In 1970 he married Gipsy Bouglione, daughter of Firmin Bouglione, one of four brothers who ran the Parisian Cirque d’Hiver-Bouglione, the winter circus building which was used as the setting for Carol Reed’s 1953 film Trapeze.

Alexis and Gipsy’s Cirque à l’Ancienne made its debut in Paris in the summer of 1974 and was an immediate sensation. The same year, with the French actress Silvia Montfort, they founded the Ecole au Carré, the first French circus and mime school.

Alexis slowly built up his stable of horses, in early days sometimes rescuing promising specimens from the abattoir.
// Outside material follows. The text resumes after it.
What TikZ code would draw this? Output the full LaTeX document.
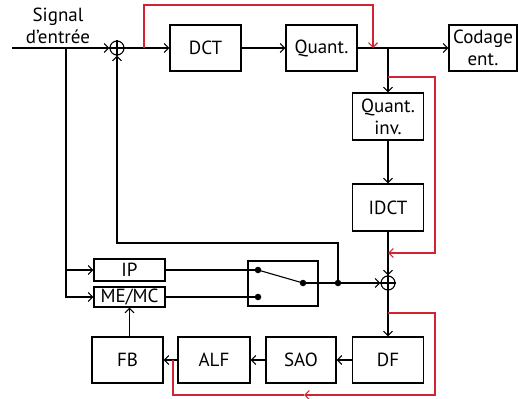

By his death, his 50 horses and ponies ranged from pure-bred Arabs to Normandy Cobs and Shetland ponies – all of the finest quality.

Alexis Gruss toured widely around Europe. Among other notable acts, with his siblings Patrick and Martine he developed an English-style jockey riding act, which they performed on their sole visit to Britain, in November 1979, at the Circus World Championships.

In 1974, as public interest in the circus revived, Prince Rainier of Monaco had founded the International Circus Festival of Monte-Carlo as a leading showcase. At the second festival, Alexis’s uncle Alexis Gruss Sr received the Golden Clown award for his equestrianism, and at the 25th festival in 2001, Alexis Jr and his entire family won the Golden Clown, a Silver Clown and other awards – more than any other competitors in the event.

Just weeks before his death, at the 46th festival, his family again took a Golden Clown, while Alexis’s grandsons Charles and Alexandre won a Golden Clown for their juggling on horseback.

In 1981 Alexis Gruss  won the Grand Prix National du Cirque, and he was a Chevalier de la Légion d’honneur, de l’ordre du Mérite agricole et des Arts et des Lettres. He continued to appear in the sawdust ring until his death from a heart attack.

He is survived by his wife and by two sons and a daughter, all of whom are involved in the circus. Another son, Armand, a bareback rider, acrobat and clown, died in 1994 aged 20 following an allergic reaction to a scratch from a domestic cat he had been training for an act.